Diaspora money also increasingly influences the real-estate sector.

Property purchases financed through foreign-earned income became one of the major drivers of residential construction and housing demand across parts of the coast and urban centers. In some municipalities, diaspora-linked investment activity now forms a significant portion of local property-market liquidity.

This contributes to economic activity but also creates inflationary pressure inside housing markets, especially in coastal areas where local purchasing power increasingly struggles to compete with externally sourced capital.

The strategic question now emerging is whether Montenegro can evolve from a remittance-dependent economy toward a diaspora-investment economy.

This distinction is crucial.

At present, most diaspora inflows primarily support:
consumption, family transfers, housing and small-scale private spending.

The next developmental phase would involve redirecting part of that capital toward:
productive investment, infrastructure, technology, renewable energy, logistics, tourism modernization and SME development.

Government officials increasingly appear aware of this opportunity.

Statements from the Ministry of Diaspora increasingly emphasize the possibility of mobilizing diaspora capital for:
entrepreneurship, tourism investment, agriculture, technology development and regional business expansion.  

The challenge is institutional.

Diaspora investors typically require:
legal predictability, transparent administration, financing structures, investment security and long-term confidence in governance systems.

Without stronger institutional frameworks, much of the capital continues flowing primarily into passive consumption and real estate rather than productive sectors.

This matters because Montenegro’s economic future increasingly depends on diversification.

Tourism alone cannot sustainably support long-term economic convergence with Europe.
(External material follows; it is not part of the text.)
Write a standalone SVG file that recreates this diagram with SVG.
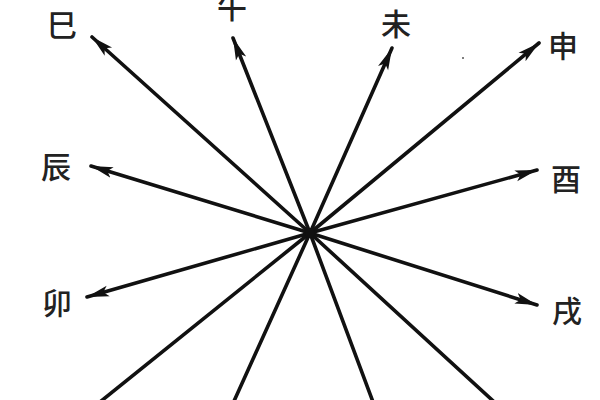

The country increasingly needs:
digital infrastructure, renewable-energy investment, logistics systems, technology development and industrial diversification.

The diaspora could theoretically become one of the most important financing sources for that transition.

Few countries of Montenegro’s size possess such a globally distributed external population with strong emotional and financial ties to the home economy. In practical terms, “another Montenegro” effectively exists abroad through migrant communities across Europe and North America.  

The next strategic challenge is converting those connections from a primarily social-support mechanism into a structured development platform.

If successful, diaspora capital could evolve from an economic stabilizer into a long-term modernization engine supporting:
infrastructure investment, entrepreneurial ecosystems, digital transformation and broader integration into Europe’s future economic architecture.

At present, however, remittances remain something even more fundamental.

They are one of the invisible foundations holding together Montenegro’s economic stability beneath the surface of tourism revenues and official macroeconomic indicators.